Extra-solar planets, or exoplanets, are an exciting branch of astronomy which has taken off in the 20 years since the first exoplanet was discovered. Nearly 700 exoplanets are currently known about, with astronomers discovering more every day.
With Agent Exoplanet we want anyone interested in exoplanets to be able to do their own analysis of astronomical data using the same method as professional scientists, without the need for downloading data files or installing software; all the tools you need for Agent Exoplanet are available to you in your web-browser.

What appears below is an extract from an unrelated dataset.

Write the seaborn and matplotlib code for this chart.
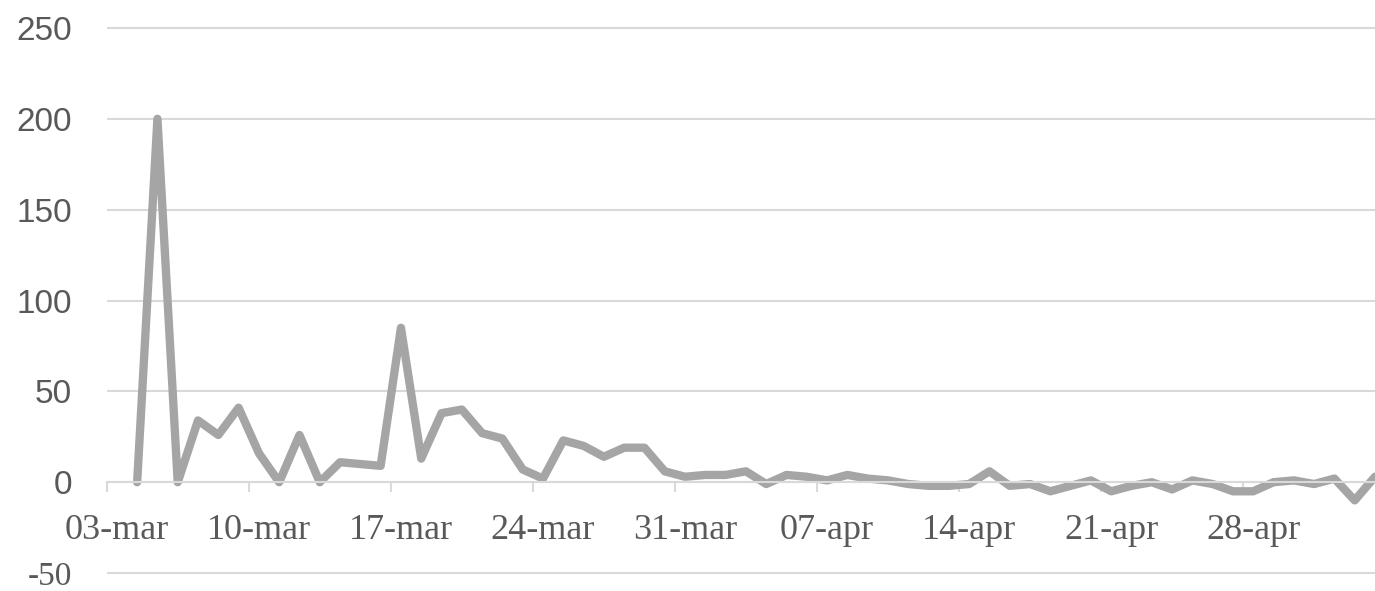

Agent Exoplanet takes you through analysing a set of images for an exoplanet as it passes in front of it's sun, and carefully measuring the brightness of this star to observe a small dip. You can measure as many of these images as you like because Agent Exoplanet will combine your measurements with those of other volunteers, and produce a combined result. Ideally you would measure the whole set for one exoplanet, but you can choose just to measure part of the set and either come back later and pick up where you left off or leave your data for another volunteer to complete.
At any point you can see if you have measured enough data to start the final analysis by clicking on each of the lightcurve tabs, to the right of the page. If you have not, just carry on measuring the dataset.
Finally Agent Exoplanet will show you the final lightcurve and produces a scaled cartoon of this extra-solar planetary system based on your and all other volunteer's combined measurements.
With Agent Exoplanet anyone can have the thrill of investigating the properties of exoplanets in the same way as professional scientists.
The astronomical data is taken on LCOGT telescopes specifically for Agent Exoplanet, citizen scientists being the first to analyze it. We will be adding more data sets to Agent Exoplanet continually, so there are plenty of exoplanets to choose from.